To be able to demonstrate the impact of modern Greece on contemporary European events and current developments (eg. The victory of the Greeks against Mussolini’s forces in WWII, The European Financial Crisis, European integration etc.)
TEXTBOOK:There is no textbook required for this course. The class notes as well as all secondary material (articles, etc.) will be posted on the Sakai web site.
• Mid-Term 1, 25 points (FEBRUARY 11)
• Mid-Term 2, 25 points (MARCH 17)
• Final, 25 points (APRIL 19)
• Attendance, quizzes, assignments, 25 points
Please note that all readings, written assignments and exams must be completed by or on the date indicated on the syllabus and will not be rescheduled or accepted late. Requests of any special accommodations must be made to the course instructor in writing and in advance of the class or exam time.
You are more than welcome to discuss any of these requirements or assignments with the professor.
ATTENDANCE: Note that class attendance is required for this course and constitutes 5% of your grade. You will be permitted 3 unexcused absences, after which you lose your attendance points. The instructor will regularly circulate an attendance sheet, which you should sign. Signing for others is considered academic dishonesty. Repeated absences may affect your performance on final exam and quizzes since they will be based on the class lectures. Also missing class means possibly missing quizzes (unannounced quizzes) and late submission of homework assignments.
According to the Office of the University Registrar, “acceptable reasons for absence from class include illness, serious family emergencies, special curricular requirements (e.g., judging trips, field trips, professional conferences), military obligation, severe weather conditions, religious holidays and participation in official university activities such as music performances, athletic competition or debate. Absences from class for court-imposed legal obligations (e.g., jury duty or subpoena) must be excused.”
For further information about the University of Florida’s attendance policy, please see the current Undergraduate Catalogue
QUIZZES: There will be quizzes during the semester based on course readings and class discussion and lectures. The format will multiple-choice questions. These will not be difficult, but will be intended to test whether you have done the readings and are prepared for class.
Together with attendance and other assignments these quizzes will constitute 25% of your grade.
Academic dishonesty, including cheating on exams and plagiarism, will not be tolerated. Any student engaging in such activities will be dealt with in accordance with University policy. It is your responsibility to know what constitutes plagiarism, and what the university policies are. If you have doubts, we would be happy to discuss with you. Please refer to the current Undergraduate Catalog for more information on the Student Honor code
If you have questions about these policies, we would be happy to discuss them with you.
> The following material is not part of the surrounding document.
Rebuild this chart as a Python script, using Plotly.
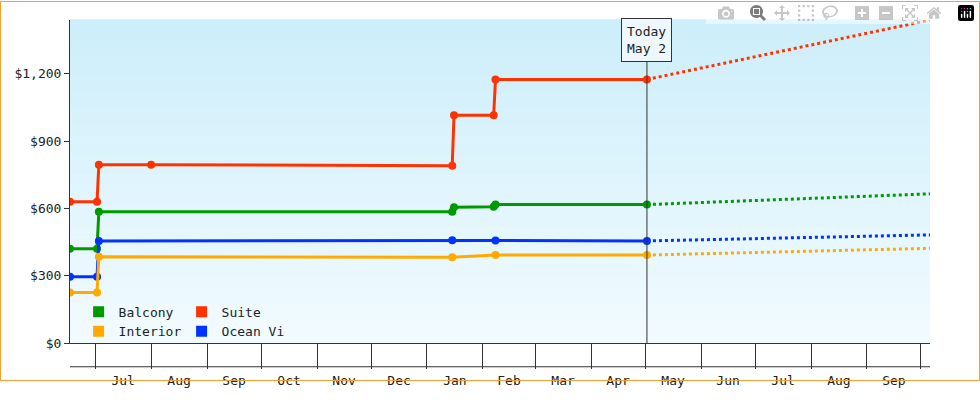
import plotly.graph_objects as go

# price history (step points) per cabin type
suite_dates = ["2023-06-17", "2023-07-02", "2023-07-03", "2023-08-01", "2024-01-15", "2024-01-16", "2024-02-07", "2024-02-08", "2024-05-02"]
suite_vals = [630, 630, 795, 795, 790, 1015, 1015, 1175, 1175]
balcony_dates = ["2023-06-17", "2023-07-02", "2023-07-03", "2024-01-15", "2024-01-16", "2024-02-07", "2024-02-08", "2024-05-02"]
balcony_vals = [420, 420, 585, 585, 605, 607, 617, 617]
ocean_dates = ["2023-06-17", "2023-07-02", "2023-07-03", "2024-01-15", "2024-02-08", "2024-05-02"]
ocean_vals = [295, 295, 455, 458, 457, 455]
interior_dates = ["2023-06-17", "2023-07-02", "2023-07-03", "2024-01-15", "2024-02-08", "2024-05-02"]
interior_vals = [225, 225, 385, 382, 392, 392]

# projections after today
proj_dates = ["2024-05-02", "2024-10-06"]
suite_proj = [1175, 1440]
balcony_proj = [617, 665]
ocean_proj = [455, 482]
interior_proj = [392, 422]

colors = {"Suite": "#ff3300", "Balcony": "#009900", "Ocean View": "#0033ff", "Interior": "#ffaa00"}

fig = go.Figure()
series = [("Suite", suite_dates, suite_vals, suite_proj),
          ("Balcony", balcony_dates, balcony_vals, balcony_proj),
          ("Ocean View", ocean_dates, ocean_vals, ocean_proj),
          ("Interior", interior_dates, interior_vals, interior_proj)]
for name, d, v, p in series:
    c = colors[name]
    fig.add_trace(go.Scatter(x=d, y=v, mode="lines+markers", line=dict(color=c, width=3),
                             marker=dict(size=8, color=c), showlegend=False))
    fig.add_trace(go.Scatter(x=proj_dates, y=p, mode="lines", line=dict(color=c, width=3, dash="dot"),
                             showlegend=False))

# legend entries, two rows
for name, lg in [("Balcony", "legend"), ("Suite", "legend"), ("Interior", "legend2"), ("Ocean View", "legend2")]:
    fig.add_trace(go.Scatter(x=[None], y=[None], mode="markers", name=name, legend=lg,
                             marker=dict(symbol="square", size=11, color=colors[name])))

# gradient background
n = 170
top = (204, 238, 250)
bot = (242, 251, 255)
shapes = []
for i in range(n):
    f = i / (n - 1)
    col = tuple(int(round(top[k] + (bot[k] - top[k]) * f)) for k in range(3))
    shapes.append(dict(type="rect", xref="paper", yref="paper", x0=0, x1=1,
                       y0=1 - (i + 1) / n, y1=1 - i / n + 0.002, fillcolor="rgb(%d,%d,%d)" % col,
                       line=dict(width=0), layer="below"))
shapes.append(dict(type="line", xref="x", yref="paper", x0="2024-05-02", x1="2024-05-02",
                   y0=0, y1=1, line=dict(color="#333", width=1)))
shapes.append(dict(type="line", xref="paper", yref="paper", x0=0, x1=1, y0=-25 / 340, y1=-25 / 340,
                   line=dict(color="#333", width=1)))
shapes.append(dict(type="rect", xref="paper", yref="paper", x0=-69.5 / 860, x1=1 + 49.5 / 860,
                   y0=-39.5 / 340, y1=1 + 19.5 / 340, line=dict(color="#f0a030", width=1)))

font = "DejaVu Sans Mono"
fig.update_layout(
    width=980, height=400, margin=dict(l=70, r=50, t=20, b=40),
    paper_bgcolor="white", plot_bgcolor="rgba(0,0,0,0)",
    font=dict(family=font, size=13, color="#222"),
    shapes=shapes,
    legend=dict(orientation="h", x=0.01, y=0.05, yanchor="bottom", entrywidth=58,
                bgcolor="rgba(0,0,0,0)", font=dict(size=13), itemwidth=30, tracegroupgap=0),
    legend2=dict(orientation="h", x=0.01, y=-0.01, yanchor="bottom", entrywidth=58,
                 bgcolor="rgba(0,0,0,0)", font=dict(size=13), itemwidth=30, tracegroupgap=0),
    annotations=[dict(x="2024-05-02", y=1, xref="x", yref="paper", yanchor="bottom", yshift=-42,
                      text="Today<br>May 2", showarrow=False, bgcolor="#eef8fc",
                      bordercolor="#333", borderwidth=1, borderpad=5, font=dict(size=13))],
)
fig.update_xaxes(range=["2023-06-17", "2024-10-06"], dtick="M1", tick0="2023-07-01",
                 tickformat="%b", ticklabelmode="period", ticks="outside", ticklen=25,
                 tickcolor="#333", showline=True, linecolor="#333", showgrid=False, zeroline=False)
fig.update_yaxes(range=[0, 1440], dtick=300, tickformat="$,", ticks="outside", ticklen=5,
                 tickcolor="#333", showline=True, linecolor="#333", showgrid=False, zeroline=False)

fig.write_html("out.html", post_script="document.body.style.margin='0';")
STUDENTS WITH DISABILITIES
If you have a disability that may affect your performance in this class, you should contact the Dean of Students Office (www.dso.ufl.edu/drp/) so that special arrangements can be made to accommodate you. It is your responsibility to do so at the beginning of the semester.
E 47 or below
Course Outline Week 1 (January 5/7) Introduction
1. Syllabus, discussion of course objectives, requirements, exam format, important course dates etc.
2. Introduction, the importance of Greek civilization for the western world. Ancient and modern Greek identity. Continuity in Greek culture and civilization.